▶ [Task brief]: Restate the data below word for word. Skip any images it contains.
======== Recorded information ========
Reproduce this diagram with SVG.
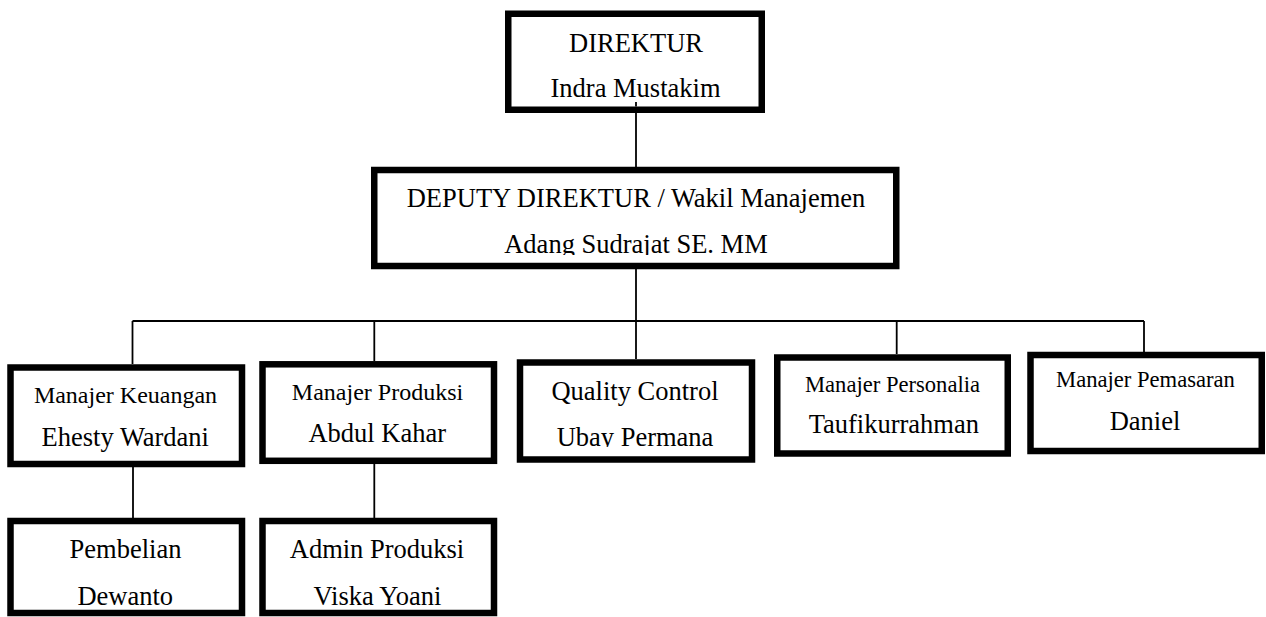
<svg xmlns="http://www.w3.org/2000/svg" width="1266" height="617" viewBox="0 0 1266 617">
<style>
.box{fill:#fff;stroke:#000;stroke-width:6.5}
.ln{stroke:#000;stroke-width:1.8;fill:none}
text{font-family:"Liberation Serif","Times New Roman",serif;fill:#000;text-anchor:middle}
.b{font-size:26.5px}
.s{font-size:24px}
.xs{font-size:22.6px}
</style>
<defs>
<clipPath id="clipDep"><rect x="370" y="160" width="540" height="95"/></clipPath>
<clipPath id="clipQC"><rect x="515" y="355" width="245" height="92"/></clipPath>
</defs>
<rect width="1266" height="617" fill="#fff"/>
<g id="connectors">
<line class="ln" x1="636" y1="102" x2="636" y2="167"/>
<line class="ln" x1="636" y1="269" x2="636" y2="321"/>
<line class="ln" x1="132.5" y1="321" x2="1144" y2="321"/>
<line class="ln" x1="132.5" y1="321" x2="132.5" y2="364"/>
<line class="ln" x1="374.3" y1="321" x2="374.3" y2="361"/>
<line class="ln" x1="636" y1="321" x2="636" y2="359"/>
<line class="ln" x1="896.7" y1="321" x2="896.7" y2="354"/>
<line class="ln" x1="1144" y1="321" x2="1144" y2="352"/>
<line class="ln" x1="133" y1="458" x2="133" y2="518"/>
<line class="ln" x1="374.3" y1="457" x2="374.3" y2="518"/>
</g>
<g id="direktur">
<rect class="box" x="508.25" y="13.75" width="253.5" height="96"/>
<text class="b" x="636" y="51.7">DIREKTUR</text>
<line class="ln" x1="636" y1="102" x2="636" y2="106.5"/>
<text class="b" x="635.5" y="96.7">Indra Mustakim</text>
</g>
<g id="deputy">
<rect class="box" x="374.25" y="170" width="522" height="96"/>
<text class="b" x="636" y="206.7">DEPUTY DIREKTUR / Wakil Manajemen</text>
<text class="b" x="636" y="252.5" clip-path="url(#clipDep)">Adang Sudrajat SE. MM</text>
</g>
<g id="keuangan">
<rect class="box" x="10.5" y="367.5" width="231.5" height="96.5"/>
<text class="s" x="125.5" y="402.7">Manajer Keuangan</text>
<text class="b" x="125.3" y="446">Ehesty Wardani</text>
</g>
<g id="produksi">
<rect class="box" x="262.5" y="364.3" width="231.5" height="96.5"/>
<text class="s" x="377.5" y="400">Manajer Produksi</text>
<text class="b" x="377.3" y="441.7">Abdul Kahar</text>
</g>
<g id="qc">
<rect class="box" x="520" y="362.5" width="232" height="97"/>
<text class="b" x="635" y="400">Quality Control</text>
<text class="b" x="635" y="445.7" clip-path="url(#clipQC)">Ubay Permana</text>
</g>
<g id="personalia">
<rect class="box" x="777.25" y="357.5" width="230.5" height="96"/>
<text class="xs" x="892.5" y="391.7">Manajer Personalia</text>
<text class="b" x="893.8" y="433.3">Taufikurrahman</text>
</g>
<g id="pemasaran">
<rect class="box" x="1030.5" y="355" width="231.25" height="96"/>
<text class="xs" x="1145.5" y="387.3">Manajer Pemasaran</text>
<text class="b" x="1145" y="430">Daniel</text>
</g>
<g id="pembelian">
<rect class="box" x="10.5" y="521" width="231.5" height="92"/>
<text class="b" x="125.5" y="558.3">Pembelian</text>
<text class="b" x="125.3" y="605">Dewanto</text>
</g>
<g id="admin">
<rect class="box" x="262.5" y="521" width="231.5" height="92"/>
<text class="b" x="377" y="558.3">Admin Produksi</text>
<text class="b" x="377.5" y="605">Viska Yoani</text>
</g>
</svg>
========
▶ [Solved exercise]:
Reproduce this diagram with SVG.
<svg xmlns="http://www.w3.org/2000/svg" width="1266" height="617" viewBox="0 0 1266 617">
<style>
.box{fill:#fff;stroke:#000;stroke-width:6.5}
.ln{stroke:#000;stroke-width:1.8;fill:none}
text{font-family:"Liberation Serif","Times New Roman",serif;fill:#000;text-anchor:middle}
.b{font-size:26.5px}
.s{font-size:24px}
.xs{font-size:22.6px}
</style>
<defs>
<clipPath id="clipDep"><rect x="370" y="160" width="540" height="95"/></clipPath>
<clipPath id="clipQC"><rect x="515" y="355" width="245" height="92"/></clipPath>
</defs>
<rect width="1266" height="617" fill="#fff"/>
<g id="connectors">
<line class="ln" x1="636" y1="102" x2="636" y2="167"/>
<line class="ln" x1="636" y1="269" x2="636" y2="321"/>
<line class="ln" x1="132.5" y1="321" x2="1144" y2="321"/>
<line class="ln" x1="132.5" y1="321" x2="132.5" y2="364"/>
<line class="ln" x1="374.3" y1="321" x2="374.3" y2="361"/>
<line class="ln" x1="636" y1="321" x2="636" y2="359"/>
<line class="ln" x1="896.7" y1="321" x2="896.7" y2="354"/>
<line class="ln" x1="1144" y1="321" x2="1144" y2="352"/>
<line class="ln" x1="133" y1="458" x2="133" y2="518"/>
<line class="ln" x1="374.3" y1="457" x2="374.3" y2="518"/>
</g>
<g id="direktur">
<rect class="box" x="508.25" y="13.75" width="253.5" height="96"/>
<text class="b" x="636" y="51.7">DIREKTUR</text>
<line class="ln" x1="636" y1="102" x2="636" y2="106.5"/>
<text class="b" x="635.5" y="96.7">Indra Mustakim</text>
</g>
<g id="deputy">
<rect class="box" x="374.25" y="170" width="522" height="96"/>
<text class="b" x="636" y="206.7">DEPUTY DIREKTUR / Wakil Manajemen</text>
<text class="b" x="636" y="252.5" clip-path="url(#clipDep)">Adang Sudrajat SE. MM</text>
</g>
<g id="keuangan">
<rect class="box" x="10.5" y="367.5" width="231.5" height="96.5"/>
<text class="s" x="125.5" y="402.7">Manajer Keuangan</text>
<text class="b" x="125.3" y="446">Ehesty Wardani</text>
</g>
<g id="produksi">
<rect class="box" x="262.5" y="364.3" width="231.5" height="96.5"/>
<text class="s" x="377.5" y="400">Manajer Produksi</text>
<text class="b" x="377.3" y="441.7">Abdul Kahar</text>
</g>
<g id="qc">
<rect class="box" x="520" y="362.5" width="232" height="97"/>
<text class="b" x="635" y="400">Quality Control</text>
<text class="b" x="635" y="445.7" clip-path="url(#clipQC)">Ubay Permana</text>
</g>
<g id="personalia">
<rect class="box" x="777.25" y="357.5" width="230.5" height="96"/>
<text class="xs" x="892.5" y="391.7">Manajer Personalia</text>
<text class="b" x="893.8" y="433.3">Taufikurrahman</text>
</g>
<g id="pemasaran">
<rect class="box" x="1030.5" y="355" width="231.25" height="96"/>
<text class="xs" x="1145.5" y="387.3">Manajer Pemasaran</text>
<text class="b" x="1145" y="430">Daniel</text>
</g>
<g id="pembelian">
<rect class="box" x="10.5" y="521" width="231.5" height="92"/>
<text class="b" x="125.5" y="558.3">Pembelian</text>
<text class="b" x="125.3" y="605">Dewanto</text>
</g>
<g id="admin">
<rect class="box" x="262.5" y="521" width="231.5" height="92"/>
<text class="b" x="377" y="558.3">Admin Produksi</text>
<text class="b" x="377.5" y="605">Viska Yoani</text>
</g>
</svg>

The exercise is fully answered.